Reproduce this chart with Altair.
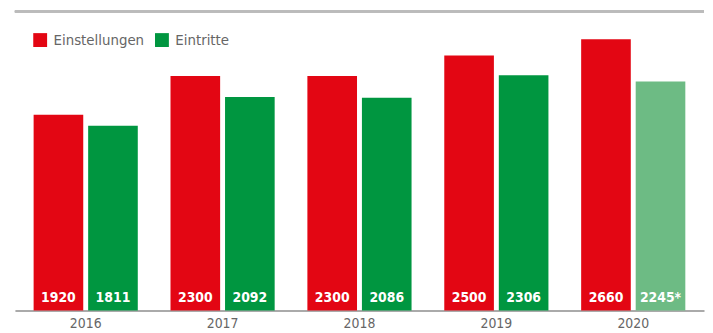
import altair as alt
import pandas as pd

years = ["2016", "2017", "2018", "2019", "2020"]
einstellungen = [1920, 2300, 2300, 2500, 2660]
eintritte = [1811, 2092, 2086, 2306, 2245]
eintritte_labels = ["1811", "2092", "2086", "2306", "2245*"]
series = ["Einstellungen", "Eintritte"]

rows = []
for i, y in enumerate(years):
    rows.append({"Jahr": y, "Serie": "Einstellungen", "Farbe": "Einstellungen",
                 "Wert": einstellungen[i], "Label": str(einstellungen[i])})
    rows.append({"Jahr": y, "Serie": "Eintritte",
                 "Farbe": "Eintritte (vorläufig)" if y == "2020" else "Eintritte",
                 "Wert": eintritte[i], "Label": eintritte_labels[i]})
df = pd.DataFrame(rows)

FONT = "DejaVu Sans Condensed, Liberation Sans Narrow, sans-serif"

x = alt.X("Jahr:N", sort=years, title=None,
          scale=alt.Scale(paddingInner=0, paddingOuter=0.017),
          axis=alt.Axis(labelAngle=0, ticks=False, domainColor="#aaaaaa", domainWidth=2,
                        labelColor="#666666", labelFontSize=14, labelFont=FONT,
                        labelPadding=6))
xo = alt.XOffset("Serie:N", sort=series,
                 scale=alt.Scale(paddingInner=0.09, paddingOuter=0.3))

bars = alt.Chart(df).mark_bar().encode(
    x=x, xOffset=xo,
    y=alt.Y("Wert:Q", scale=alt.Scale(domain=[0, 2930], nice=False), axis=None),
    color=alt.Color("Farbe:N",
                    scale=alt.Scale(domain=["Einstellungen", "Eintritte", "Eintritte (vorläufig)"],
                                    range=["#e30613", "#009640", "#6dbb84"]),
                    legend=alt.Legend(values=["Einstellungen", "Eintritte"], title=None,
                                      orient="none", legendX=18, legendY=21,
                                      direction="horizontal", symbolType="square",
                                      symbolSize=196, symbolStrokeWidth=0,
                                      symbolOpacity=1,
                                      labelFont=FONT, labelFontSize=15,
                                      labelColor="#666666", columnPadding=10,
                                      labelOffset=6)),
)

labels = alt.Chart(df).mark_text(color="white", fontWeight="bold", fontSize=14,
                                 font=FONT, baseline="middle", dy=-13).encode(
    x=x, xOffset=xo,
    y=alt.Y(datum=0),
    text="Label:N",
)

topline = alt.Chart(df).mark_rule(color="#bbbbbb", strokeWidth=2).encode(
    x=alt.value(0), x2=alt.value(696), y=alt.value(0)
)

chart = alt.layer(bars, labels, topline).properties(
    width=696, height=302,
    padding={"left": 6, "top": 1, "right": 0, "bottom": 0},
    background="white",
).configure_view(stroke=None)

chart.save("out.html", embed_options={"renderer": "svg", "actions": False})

◆ ◆ ◆ ◆

Requirements
Transcribe the material exactly, and leave out whatever pictures it holds.

Response
Reproduce this chart with Altair.
import altair as alt
import pandas as pd

years = ["2016", "2017", "2018", "2019", "2020"]
einstellungen = [1920, 2300, 2300, 2500, 2660]
eintritte = [1811, 2092, 2086, 2306, 2245]
eintritte_labels = ["1811", "2092", "2086", "2306", "2245*"]
series = ["Einstellungen", "Eintritte"]

rows = []
for i, y in enumerate(years):
    rows.append({"Jahr": y, "Serie": "Einstellungen", "Farbe": "Einstellungen",
                 "Wert": einstellungen[i], "Label": str(einstellungen[i])})
    rows.append({"Jahr": y, "Serie": "Eintritte",
                 "Farbe": "Eintritte (vorläufig)" if y == "2020" else "Eintritte",
                 "Wert": eintritte[i], "Label": eintritte_labels[i]})
df = pd.DataFrame(rows)

FONT = "DejaVu Sans Condensed, Liberation Sans Narrow, sans-serif"

x = alt.X("Jahr:N", sort=years, title=None,
          scale=alt.Scale(paddingInner=0, paddingOuter=0.017),
          axis=alt.Axis(labelAngle=0, ticks=False, domainColor="#aaaaaa", domainWidth=2,
                        labelColor="#666666", labelFontSize=14, labelFont=FONT,
                        labelPadding=6))
xo = alt.XOffset("Serie:N", sort=series,
                 scale=alt.Scale(paddingInner=0.09, paddingOuter=0.3))

bars = alt.Chart(df).mark_bar().encode(
    x=x, xOffset=xo,
    y=alt.Y("Wert:Q", scale=alt.Scale(domain=[0, 2930], nice=False), axis=None),
    color=alt.Color("Farbe:N",
                    scale=alt.Scale(domain=["Einstellungen", "Eintritte", "Eintritte (vorläufig)"],
                                    range=["#e30613", "#009640", "#6dbb84"]),
                    legend=alt.Legend(values=["Einstellungen", "Eintritte"], title=None,
                                      orient="none", legendX=18, legendY=21,
                                      direction="horizontal", symbolType="square",
                                      symbolSize=196, symbolStrokeWidth=0,
                                      symbolOpacity=1,
                                      labelFont=FONT, labelFontSize=15,
                                      labelColor="#666666", columnPadding=10,
                                      labelOffset=6)),
)

labels = alt.Chart(df).mark_text(color="white", fontWeight="bold", fontSize=14,
                                 font=FONT, baseline="middle", dy=-13).encode(
    x=x, xOffset=xo,
    y=alt.Y(datum=0),
    text="Label:N",
)

topline = alt.Chart(df).mark_rule(color="#bbbbbb", strokeWidth=2).encode(
    x=alt.value(0), x2=alt.value(696), y=alt.value(0)
)

chart = alt.layer(bars, labels, topline).properties(
    width=696, height=302,
    padding={"left": 6, "top": 1, "right": 0, "bottom": 0},
    background="white",
).configure_view(stroke=None)

chart.save("out.html", embed_options={"renderer": "svg", "actions": False})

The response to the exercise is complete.